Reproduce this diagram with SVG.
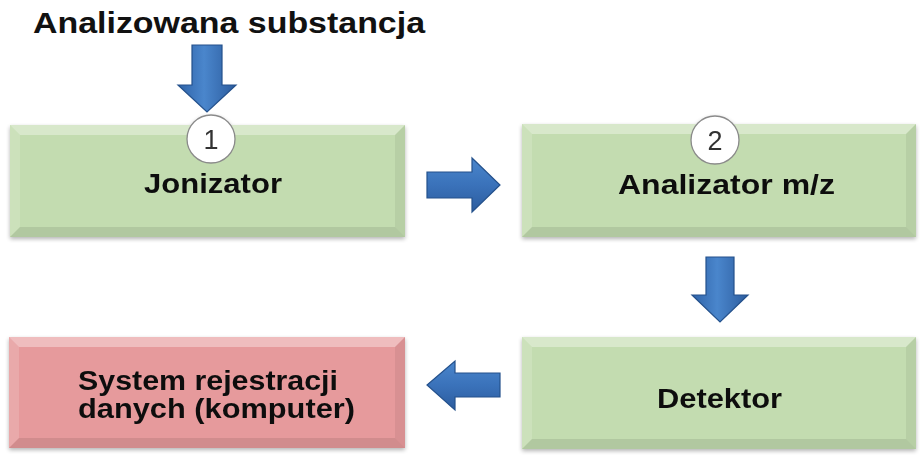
<svg xmlns="http://www.w3.org/2000/svg" width="921" height="459" viewBox="0 0 921 459">
  <defs>
    <linearGradient id="arrowV" x1="0" y1="0" x2="1" y2="0">
      <stop offset="0" stop-color="#2f63a8"/>
      <stop offset="0.45" stop-color="#4a86cc"/>
      <stop offset="1" stop-color="#2c5c9e"/>
    </linearGradient>
    <linearGradient id="arrowH" x1="0" y1="0" x2="0" y2="1">
      <stop offset="0" stop-color="#4a86cc"/>
      <stop offset="0.5" stop-color="#3a72ba"/>
      <stop offset="1" stop-color="#2c5c9e"/>
    </linearGradient>
    <filter id="shadow" x="-5%" y="-5%" width="110%" height="120%">
      <feGaussianBlur in="SourceAlpha" stdDeviation="2"/>
      <feOffset dx="0" dy="2" result="b"/>
      <feComponentTransfer><feFuncA type="linear" slope="0.3"/></feComponentTransfer>
      <feMerge><feMergeNode/><feMergeNode in="SourceGraphic"/></feMerge>
    </filter>
  </defs>
  <style>
    .lbl { font-family: "Liberation Sans", Arial, sans-serif; font-weight: bold; font-size: 27px; fill: #111; }
    .title { font-family: "Liberation Sans", Arial, sans-serif; font-weight: bold; font-size: 29px; fill: #111; }
    .num { font-family: "Liberation Sans", Arial, sans-serif; font-size: 27px; fill: #333; text-anchor: middle; }
    .circ { fill: #fff; stroke: #8a8a8a; stroke-width: 1.3; }
    .green { fill: #c3dcb0; }
    .red { fill: #e69a9c; }
    .hl { fill: #fff; opacity: 0.35; }
    .hl2 { fill: #fff; opacity: 0.15; }
    .dk { fill: #000; opacity: 0.06; }
    .dk2 { fill: #000; opacity: 0.09; }
    .arr { stroke: #24518c; stroke-width: 1.2; stroke-linejoin: miter; }
  </style>

  <text class="title" x="33" y="33" textLength="392" lengthAdjust="spacingAndGlyphs">Analizowana substancja</text>

  <g id="node-jonizator" filter="url(#shadow)">
    <rect class="green" x="10" y="125" width="395" height="112"/>
    <polygon class="hl" points="10,125 405,125 395,135 20,135"/>
    <polygon class="hl2" points="10,125 20,135 20,227 10,237"/>
    <polygon class="dk" points="405,125 405,237 395,227 395,135"/>
    <polygon class="dk2" points="10,237 20,227 395,227 405,237"/>
    <circle class="circ" cx="211" cy="139" r="24"/>
    <text class="num" x="211" y="149">1</text>
    <text class="lbl" x="144" y="193" textLength="138" lengthAdjust="spacingAndGlyphs">Jonizator</text>
  </g>

  <g id="node-analizator" filter="url(#shadow)">
    <rect class="green" x="522" y="124" width="394" height="113"/>
    <polygon class="hl" points="522,124 916,124 906,134 532,134"/>
    <polygon class="hl2" points="522,124 532,134 532,227 522,237"/>
    <polygon class="dk" points="916,124 916,237 906,227 906,134"/>
    <polygon class="dk2" points="522,237 532,227 906,227 916,237"/>
    <circle class="circ" cx="715" cy="140" r="24"/>
    <text class="num" x="715" y="150">2</text>
    <text class="lbl" x="618" y="194" textLength="217" lengthAdjust="spacingAndGlyphs">Analizator m/z</text>
  </g>

  <g id="node-detektor" filter="url(#shadow)">
    <rect class="green" x="522" y="337" width="394" height="112"/>
    <polygon class="hl" points="522,337 916,337 906,347 532,347"/>
    <polygon class="hl2" points="522,337 532,347 532,439 522,449"/>
    <polygon class="dk" points="916,337 916,449 906,439 906,347"/>
    <polygon class="dk2" points="522,449 532,439 906,439 916,449"/>
    <text class="lbl" x="657" y="408" textLength="125" lengthAdjust="spacingAndGlyphs">Detektor</text>
  </g>

  <g id="node-system" filter="url(#shadow)">
    <rect class="red" x="9" y="337" width="396" height="111"/>
    <polygon class="hl" points="9,337 405,337 395,347 19,347"/>
    <polygon class="hl2" points="9,337 19,347 19,438 9,448"/>
    <polygon class="dk" points="405,337 405,448 395,438 395,347"/>
    <polygon class="dk2" points="9,448 19,438 395,438 405,448"/>
    <text class="lbl" x="78" y="390" textLength="260" lengthAdjust="spacingAndGlyphs">System rejestracji</text>
    <text class="lbl" x="78" y="418" textLength="277" lengthAdjust="spacingAndGlyphs">danych (komputer)</text>
  </g>

  <g id="connectors">
    <path class="arr" fill="url(#arrowV)" d="M192,45 L222,45 L222,85 L236,85 L207,112 L178,85 L192,85 Z"/>
    <path class="arr" fill="url(#arrowH)" d="M427,172 L472,172 L472,158 L500,185 L472,212 L472,198 L427,198 Z"/>
    <path class="arr" fill="url(#arrowV)" d="M706,257 L734,257 L734,295 L748,295 L720,322 L692,295 L706,295 Z"/>
    <path class="arr" fill="url(#arrowH)" d="M500,373 L455,373 L455,361 L427,385 L455,410 L455,397 L500,397 Z"/>
  </g>
</svg>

----------

* PROMPT
Except for the pictures, copy the material above exactly.

* THE COMPLETED TASK
Reproduce this diagram with SVG.
<svg xmlns="http://www.w3.org/2000/svg" width="921" height="459" viewBox="0 0 921 459">
  <defs>
    <linearGradient id="arrowV" x1="0" y1="0" x2="1" y2="0">
      <stop offset="0" stop-color="#2f63a8"/>
      <stop offset="0.45" stop-color="#4a86cc"/>
      <stop offset="1" stop-color="#2c5c9e"/>
    </linearGradient>
    <linearGradient id="arrowH" x1="0" y1="0" x2="0" y2="1">
      <stop offset="0" stop-color="#4a86cc"/>
      <stop offset="0.5" stop-color="#3a72ba"/>
      <stop offset="1" stop-color="#2c5c9e"/>
    </linearGradient>
    <filter id="shadow" x="-5%" y="-5%" width="110%" height="120%">
      <feGaussianBlur in="SourceAlpha" stdDeviation="2"/>
      <feOffset dx="0" dy="2" result="b"/>
      <feComponentTransfer><feFuncA type="linear" slope="0.3"/></feComponentTransfer>
      <feMerge><feMergeNode/><feMergeNode in="SourceGraphic"/></feMerge>
    </filter>
  </defs>
  <style>
    .lbl { font-family: "Liberation Sans", Arial, sans-serif; font-weight: bold; font-size: 27px; fill: #111; }
    .title { font-family: "Liberation Sans", Arial, sans-serif; font-weight: bold; font-size: 29px; fill: #111; }
    .num { font-family: "Liberation Sans", Arial, sans-serif; font-size: 27px; fill: #333; text-anchor: middle; }
    .circ { fill: #fff; stroke: #8a8a8a; stroke-width: 1.3; }
    .green { fill: #c3dcb0; }
    .red { fill: #e69a9c; }
    .hl { fill: #fff; opacity: 0.35; }
    .hl2 { fill: #fff; opacity: 0.15; }
    .dk { fill: #000; opacity: 0.06; }
    .dk2 { fill: #000; opacity: 0.09; }
    .arr { stroke: #24518c; stroke-width: 1.2; stroke-linejoin: miter; }
  </style>

  <text class="title" x="33" y="33" textLength="392" lengthAdjust="spacingAndGlyphs">Analizowana substancja</text>

  <g id="node-jonizator" filter="url(#shadow)">
    <rect class="green" x="10" y="125" width="395" height="112"/>
    <polygon class="hl" points="10,125 405,125 395,135 20,135"/>
    <polygon class="hl2" points="10,125 20,135 20,227 10,237"/>
    <polygon class="dk" points="405,125 405,237 395,227 395,135"/>
    <polygon class="dk2" points="10,237 20,227 395,227 405,237"/>
    <circle class="circ" cx="211" cy="139" r="24"/>
    <text class="num" x="211" y="149">1</text>
    <text class="lbl" x="144" y="193" textLength="138" lengthAdjust="spacingAndGlyphs">Jonizator</text>
  </g>

  <g id="node-analizator" filter="url(#shadow)">
    <rect class="green" x="522" y="124" width="394" height="113"/>
    <polygon class="hl" points="522,124 916,124 906,134 532,134"/>
    <polygon class="hl2" points="522,124 532,134 532,227 522,237"/>
    <polygon class="dk" points="916,124 916,237 906,227 906,134"/>
    <polygon class="dk2" points="522,237 532,227 906,227 916,237"/>
    <circle class="circ" cx="715" cy="140" r="24"/>
    <text class="num" x="715" y="150">2</text>
    <text class="lbl" x="618" y="194" textLength="217" lengthAdjust="spacingAndGlyphs">Analizator m/z</text>
  </g>

  <g id="node-detektor" filter="url(#shadow)">
    <rect class="green" x="522" y="337" width="394" height="112"/>
    <polygon class="hl" points="522,337 916,337 906,347 532,347"/>
    <polygon class="hl2" points="522,337 532,347 532,439 522,449"/>
    <polygon class="dk" points="916,337 916,449 906,439 906,347"/>
    <polygon class="dk2" points="522,449 532,439 906,439 916,449"/>
    <text class="lbl" x="657" y="408" textLength="125" lengthAdjust="spacingAndGlyphs">Detektor</text>
  </g>

  <g id="node-system" filter="url(#shadow)">
    <rect class="red" x="9" y="337" width="396" height="111"/>
    <polygon class="hl" points="9,337 405,337 395,347 19,347"/>
    <polygon class="hl2" points="9,337 19,347 19,438 9,448"/>
    <polygon class="dk" points="405,337 405,448 395,438 395,347"/>
    <polygon class="dk2" points="9,448 19,438 395,438 405,448"/>
    <text class="lbl" x="78" y="390" textLength="260" lengthAdjust="spacingAndGlyphs">System rejestracji</text>
    <text class="lbl" x="78" y="418" textLength="277" lengthAdjust="spacingAndGlyphs">danych (komputer)</text>
  </g>

  <g id="connectors">
    <path class="arr" fill="url(#arrowV)" d="M192,45 L222,45 L222,85 L236,85 L207,112 L178,85 L192,85 Z"/>
    <path class="arr" fill="url(#arrowH)" d="M427,172 L472,172 L472,158 L500,185 L472,212 L472,198 L427,198 Z"/>
    <path class="arr" fill="url(#arrowV)" d="M706,257 L734,257 L734,295 L748,295 L720,322 L692,295 L706,295 Z"/>
    <path class="arr" fill="url(#arrowH)" d="M500,373 L455,373 L455,361 L427,385 L455,410 L455,397 L500,397 Z"/>
  </g>
</svg>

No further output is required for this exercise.